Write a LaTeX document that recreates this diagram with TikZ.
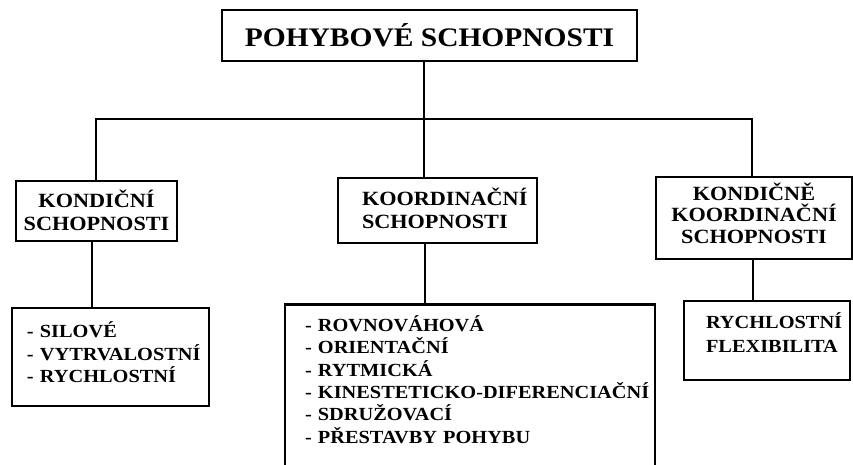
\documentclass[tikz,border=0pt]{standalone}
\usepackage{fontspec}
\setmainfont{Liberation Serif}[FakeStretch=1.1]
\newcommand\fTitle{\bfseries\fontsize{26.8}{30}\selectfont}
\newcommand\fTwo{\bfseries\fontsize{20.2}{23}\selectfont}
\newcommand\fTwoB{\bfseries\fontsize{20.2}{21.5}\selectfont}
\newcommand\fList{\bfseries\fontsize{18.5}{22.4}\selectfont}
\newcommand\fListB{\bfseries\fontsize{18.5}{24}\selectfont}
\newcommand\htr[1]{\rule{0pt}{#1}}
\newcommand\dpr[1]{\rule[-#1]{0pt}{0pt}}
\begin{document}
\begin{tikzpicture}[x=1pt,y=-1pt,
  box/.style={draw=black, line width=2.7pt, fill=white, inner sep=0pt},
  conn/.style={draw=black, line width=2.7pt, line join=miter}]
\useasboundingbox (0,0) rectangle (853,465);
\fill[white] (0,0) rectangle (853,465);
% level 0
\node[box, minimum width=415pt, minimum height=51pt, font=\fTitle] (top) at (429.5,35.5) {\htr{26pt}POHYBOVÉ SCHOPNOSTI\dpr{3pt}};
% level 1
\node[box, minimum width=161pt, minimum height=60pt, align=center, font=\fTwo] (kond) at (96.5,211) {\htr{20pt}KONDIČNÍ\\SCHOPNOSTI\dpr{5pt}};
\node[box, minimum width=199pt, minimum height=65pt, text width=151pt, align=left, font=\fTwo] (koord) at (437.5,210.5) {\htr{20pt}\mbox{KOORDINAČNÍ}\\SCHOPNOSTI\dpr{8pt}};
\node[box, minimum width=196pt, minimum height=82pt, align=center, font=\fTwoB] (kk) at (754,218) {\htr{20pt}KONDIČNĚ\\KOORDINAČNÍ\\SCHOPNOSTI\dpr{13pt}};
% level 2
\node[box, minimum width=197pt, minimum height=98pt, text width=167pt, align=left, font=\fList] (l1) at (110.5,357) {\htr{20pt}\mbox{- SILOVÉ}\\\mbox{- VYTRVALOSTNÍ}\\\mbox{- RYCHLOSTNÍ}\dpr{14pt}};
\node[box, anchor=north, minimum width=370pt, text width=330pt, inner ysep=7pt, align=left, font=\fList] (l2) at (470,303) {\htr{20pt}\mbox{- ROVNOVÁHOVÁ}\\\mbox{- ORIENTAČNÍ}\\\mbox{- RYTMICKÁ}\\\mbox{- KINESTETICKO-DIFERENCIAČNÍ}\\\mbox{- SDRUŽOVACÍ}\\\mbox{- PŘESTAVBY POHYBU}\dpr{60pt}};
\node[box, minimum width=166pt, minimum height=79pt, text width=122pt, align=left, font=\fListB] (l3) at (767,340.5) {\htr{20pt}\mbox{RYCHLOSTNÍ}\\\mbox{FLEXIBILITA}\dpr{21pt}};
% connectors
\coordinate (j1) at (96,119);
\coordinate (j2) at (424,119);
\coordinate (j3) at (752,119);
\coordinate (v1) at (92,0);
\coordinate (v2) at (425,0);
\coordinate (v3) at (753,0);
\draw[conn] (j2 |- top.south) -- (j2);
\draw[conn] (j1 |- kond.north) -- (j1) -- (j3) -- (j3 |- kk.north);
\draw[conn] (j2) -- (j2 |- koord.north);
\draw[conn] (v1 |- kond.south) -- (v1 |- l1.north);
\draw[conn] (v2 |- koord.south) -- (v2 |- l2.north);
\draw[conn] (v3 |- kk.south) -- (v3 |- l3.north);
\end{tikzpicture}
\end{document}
--
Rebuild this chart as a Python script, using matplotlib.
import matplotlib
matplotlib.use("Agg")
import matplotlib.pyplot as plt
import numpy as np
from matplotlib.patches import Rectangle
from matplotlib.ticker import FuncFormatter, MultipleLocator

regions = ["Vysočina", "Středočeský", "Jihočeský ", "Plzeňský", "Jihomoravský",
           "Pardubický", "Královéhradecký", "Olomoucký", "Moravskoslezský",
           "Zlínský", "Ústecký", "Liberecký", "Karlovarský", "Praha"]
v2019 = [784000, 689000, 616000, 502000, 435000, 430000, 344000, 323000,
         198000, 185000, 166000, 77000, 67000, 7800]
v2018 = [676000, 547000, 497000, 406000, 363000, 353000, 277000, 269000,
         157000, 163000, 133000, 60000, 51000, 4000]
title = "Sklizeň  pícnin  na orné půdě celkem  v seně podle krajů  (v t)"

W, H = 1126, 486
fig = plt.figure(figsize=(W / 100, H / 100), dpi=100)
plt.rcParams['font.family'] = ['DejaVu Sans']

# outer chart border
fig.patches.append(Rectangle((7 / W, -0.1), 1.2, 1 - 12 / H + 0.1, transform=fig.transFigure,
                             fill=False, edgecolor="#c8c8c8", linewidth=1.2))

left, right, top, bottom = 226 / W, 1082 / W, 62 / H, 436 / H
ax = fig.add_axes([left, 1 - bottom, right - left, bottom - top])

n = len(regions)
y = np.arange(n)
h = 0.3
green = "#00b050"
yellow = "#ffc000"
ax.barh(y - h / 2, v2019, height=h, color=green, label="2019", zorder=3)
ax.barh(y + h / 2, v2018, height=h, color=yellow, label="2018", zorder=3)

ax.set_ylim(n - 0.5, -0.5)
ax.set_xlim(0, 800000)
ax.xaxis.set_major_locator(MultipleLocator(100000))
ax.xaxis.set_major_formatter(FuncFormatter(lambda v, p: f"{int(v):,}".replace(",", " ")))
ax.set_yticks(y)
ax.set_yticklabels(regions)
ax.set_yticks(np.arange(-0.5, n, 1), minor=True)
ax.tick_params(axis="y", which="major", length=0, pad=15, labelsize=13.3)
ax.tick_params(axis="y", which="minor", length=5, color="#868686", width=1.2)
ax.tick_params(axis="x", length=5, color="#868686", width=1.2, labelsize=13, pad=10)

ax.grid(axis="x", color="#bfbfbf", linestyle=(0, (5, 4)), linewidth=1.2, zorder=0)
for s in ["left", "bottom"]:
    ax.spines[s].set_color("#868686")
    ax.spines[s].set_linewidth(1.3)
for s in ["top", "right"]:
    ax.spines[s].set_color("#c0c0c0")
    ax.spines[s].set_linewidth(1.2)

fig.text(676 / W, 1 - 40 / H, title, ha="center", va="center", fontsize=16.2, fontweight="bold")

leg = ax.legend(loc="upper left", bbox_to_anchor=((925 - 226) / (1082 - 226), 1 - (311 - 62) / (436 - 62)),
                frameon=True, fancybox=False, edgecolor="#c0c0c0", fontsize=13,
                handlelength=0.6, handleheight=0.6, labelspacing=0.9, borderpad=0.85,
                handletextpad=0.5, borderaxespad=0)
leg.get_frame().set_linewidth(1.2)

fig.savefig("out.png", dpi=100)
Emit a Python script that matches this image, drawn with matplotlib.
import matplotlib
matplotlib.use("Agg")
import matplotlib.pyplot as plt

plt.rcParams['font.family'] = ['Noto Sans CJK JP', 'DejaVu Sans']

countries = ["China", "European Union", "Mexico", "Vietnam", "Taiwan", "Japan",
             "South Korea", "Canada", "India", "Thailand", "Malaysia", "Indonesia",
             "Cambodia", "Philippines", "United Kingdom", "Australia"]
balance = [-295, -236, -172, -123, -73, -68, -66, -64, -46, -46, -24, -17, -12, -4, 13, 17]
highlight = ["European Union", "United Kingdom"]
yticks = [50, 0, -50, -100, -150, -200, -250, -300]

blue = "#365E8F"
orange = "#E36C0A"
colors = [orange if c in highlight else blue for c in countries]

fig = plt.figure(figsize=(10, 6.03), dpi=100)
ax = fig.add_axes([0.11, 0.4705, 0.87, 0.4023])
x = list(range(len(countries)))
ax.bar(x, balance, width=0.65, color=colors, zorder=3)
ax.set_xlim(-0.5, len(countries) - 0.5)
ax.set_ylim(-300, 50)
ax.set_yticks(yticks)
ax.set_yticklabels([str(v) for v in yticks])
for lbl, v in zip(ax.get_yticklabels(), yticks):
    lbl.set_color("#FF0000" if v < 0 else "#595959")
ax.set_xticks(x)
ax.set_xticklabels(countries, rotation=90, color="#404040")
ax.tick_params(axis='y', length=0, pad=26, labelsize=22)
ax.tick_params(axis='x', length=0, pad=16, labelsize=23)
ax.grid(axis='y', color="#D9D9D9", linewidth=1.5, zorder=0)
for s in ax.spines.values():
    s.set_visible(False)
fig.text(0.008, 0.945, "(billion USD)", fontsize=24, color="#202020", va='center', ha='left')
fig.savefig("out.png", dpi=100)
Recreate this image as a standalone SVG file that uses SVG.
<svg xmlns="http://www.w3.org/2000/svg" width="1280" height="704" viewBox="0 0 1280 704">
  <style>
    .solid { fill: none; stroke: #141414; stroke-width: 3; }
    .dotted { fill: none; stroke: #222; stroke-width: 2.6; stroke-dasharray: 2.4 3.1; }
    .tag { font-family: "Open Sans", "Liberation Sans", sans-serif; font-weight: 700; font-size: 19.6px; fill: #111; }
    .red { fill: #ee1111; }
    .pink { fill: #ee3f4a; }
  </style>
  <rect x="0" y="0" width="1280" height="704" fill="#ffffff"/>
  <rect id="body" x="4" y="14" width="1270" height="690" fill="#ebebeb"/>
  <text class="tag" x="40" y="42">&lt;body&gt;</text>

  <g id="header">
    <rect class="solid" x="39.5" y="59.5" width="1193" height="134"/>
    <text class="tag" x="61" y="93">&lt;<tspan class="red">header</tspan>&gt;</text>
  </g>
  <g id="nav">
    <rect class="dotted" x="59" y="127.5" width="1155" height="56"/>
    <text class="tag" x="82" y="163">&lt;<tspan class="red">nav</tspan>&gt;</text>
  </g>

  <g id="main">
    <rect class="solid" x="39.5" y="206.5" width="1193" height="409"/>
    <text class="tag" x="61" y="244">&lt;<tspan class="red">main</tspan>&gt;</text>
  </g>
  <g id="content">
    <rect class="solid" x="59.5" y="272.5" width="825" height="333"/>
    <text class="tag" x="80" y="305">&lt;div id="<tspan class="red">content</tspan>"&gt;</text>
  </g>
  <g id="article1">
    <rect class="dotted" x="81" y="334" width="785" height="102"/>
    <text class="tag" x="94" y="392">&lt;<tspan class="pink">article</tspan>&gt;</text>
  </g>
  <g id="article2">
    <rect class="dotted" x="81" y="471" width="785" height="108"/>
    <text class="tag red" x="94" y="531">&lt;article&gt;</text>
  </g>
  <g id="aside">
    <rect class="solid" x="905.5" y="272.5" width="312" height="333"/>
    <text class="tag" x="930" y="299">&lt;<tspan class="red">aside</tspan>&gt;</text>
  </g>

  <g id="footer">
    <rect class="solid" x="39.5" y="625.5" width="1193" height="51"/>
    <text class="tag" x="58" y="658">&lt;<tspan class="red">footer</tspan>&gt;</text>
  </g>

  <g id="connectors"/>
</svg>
...
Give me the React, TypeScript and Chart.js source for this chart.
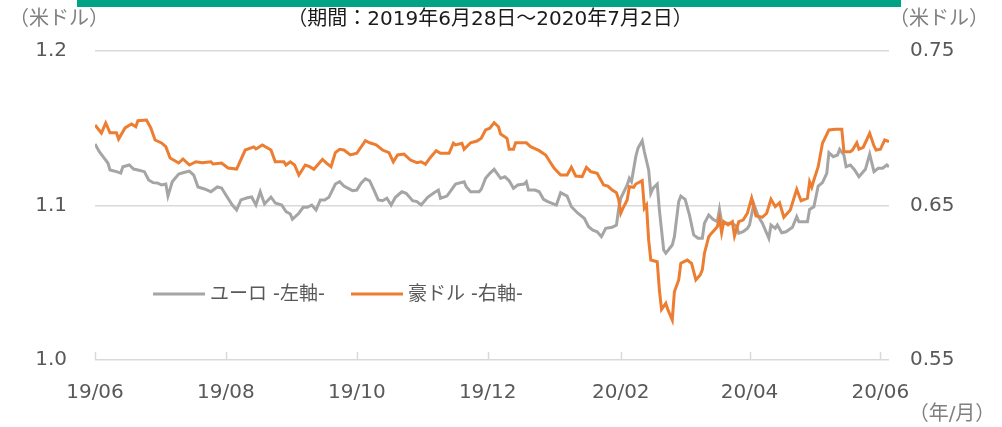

Problem details: Return nothing but the lines running from the line with "Rebuild this chart" through the line with "ax.barh(y + h", exactly as they appear.

Reply to the task:
Rebuild this chart as a Python script, using matplotlib.
import matplotlib
matplotlib.use("Agg")
import matplotlib.pyplot as plt
import numpy as np
from matplotlib.patches import Rectangle
from matplotlib.ticker import FuncFormatter, MultipleLocator

regions = ["Vysočina", "Středočeský", "Jihočeský ", "Plzeňský", "Jihomoravský",
           "Pardubický", "Královéhradecký", "Olomoucký", "Moravskoslezský",
           "Zlínský", "Ústecký", "Liberecký", "Karlovarský", "Praha"]
v2019 = [784000, 689000, 616000, 502000, 435000, 430000, 344000, 323000,
         198000, 185000, 166000, 77000, 67000, 7800]
v2018 = [676000, 547000, 497000, 406000, 363000, 353000, 277000, 269000,
         157000, 163000, 133000, 60000, 51000, 4000]
title = "Sklizeň  pícnin  na orné půdě celkem  v seně podle krajů  (v t)"

W, H = 1126, 486
fig = plt.figure(figsize=(W / 100, H / 100), dpi=100)
plt.rcParams['font.family'] = ['DejaVu Sans']

# outer chart border
fig.patches.append(Rectangle((7 / W, -0.1), 1.2, 1 - 12 / H + 0.1, transform=fig.transFigure,
                             fill=False, edgecolor="#c8c8c8", linewidth=1.2))

left, right, top, bottom = 226 / W, 1082 / W, 62 / H, 436 / H
ax = fig.add_axes([left, 1 - bottom, right - left, bottom - top])

n = len(regions)
y = np.arange(n)
h = 0.3
green = "#00b050"
yellow = "#ffc000"
ax.barh(y - h / 2, v2019, height=h, color=green, label="2019", zorder=3)
ax.barh(y + h / 2, v2018, height=h, color=yellow, label="2018", zorder=3)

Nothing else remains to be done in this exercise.